Police spokesman Emmanuel Abuh said the assailant fired a rocket-propelled grenade (RPG) from the Jero road that runs adjacent to the school and marks an informal dividing line between a Muslim and Christian neighbourhood in the southern part of Jos.
"A 10-year-old boy was hit on the head... and he died," said Abuh, adding that the attacker successfully fled the scene.
The victim was a bystander and not enrolled at the school, where students were studying for exams when they came under attack, according to locals.
A resident of the targeted area said a lone attacker stood on the street outside the school as he fired.
"The missile deflected and hit the wall of the school, killing" the boy, resident Murtala Abdullahi told AFP.
The school, Nurul Islam, is a seminary that combines secular, Western-style education with an Islamic curriculum.
Two weeks ago, a bomb discovered there was defused before it exploded, Abdullahi and other residents said.
Military spokesman Salihu Mustapha told AFP the school attack happened at 10:30 am (0930 GMT), adding that the ability of a civilian to obtain a military-grade weapon like an RPG was worrying.
"That is now something that we have to look into," he said. "It is not good at all."
Abdullahi told AFP that the attacker escaped into the nearby Christian neighbourhood, but officials could not confirm that account.
After the shooting, rival youth mobs set up barricades on the road but the military intervened before clashes erupted, Mustapha said.
The governor’s spokesman charged that the "attack is a deliberate effort to distract the security services."
Initial reports had suggested a local government building near the school was the target.
Tension is high in Plateau state after the military revealed plans to launch campaigns to root out gunmen suspected of belonging to a mainly Muslim group of herdsmen accused of killing more than 100 people earlier this month.
On July 7, gunmen suspected of belonging to the Fulani tribe stormed mainly Christian villages and killed more than 80 people.

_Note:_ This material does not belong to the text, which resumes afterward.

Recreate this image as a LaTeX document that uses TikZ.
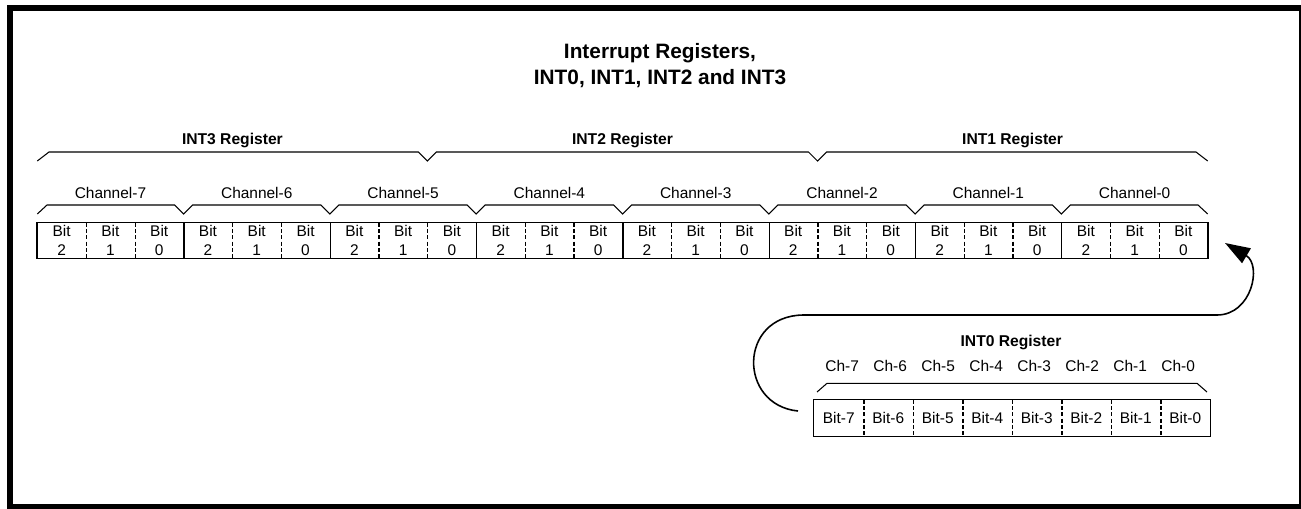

Another 22 people, including two senior politicians, were killed the following day in an attack on the funeral of the previous day’s victims, also blamed on the Fulani.
Fulani pastoralists have long-standing grievances against the state’s mainly Christian leaders, including disputes over land rights and claims of discrimination.
Jos has also been struck by the radical Islamist group Boko Haram, responsible for scores of attacks in northern and central Nigeria since mid-2009.
Aside from violence involving the Fulani, Jos has for several years seen sporadic clashes between Muslim and Christian groups, which have left thousands dead.
Plateau state is in Nigeria’s "Middle Belt" region, on the dividing line between the mainly Christian south and majority Muslim north in Africa’s most populous country.
Amid the security crisis, political and security leaders, including Governor Jonah Jang, held a meeting in Jos on Monday.
They declared "that Plateau state is under siege" in a statement issued after the talks and said more dialogue between key leaders of both dominant faiths was needed to stem the violence.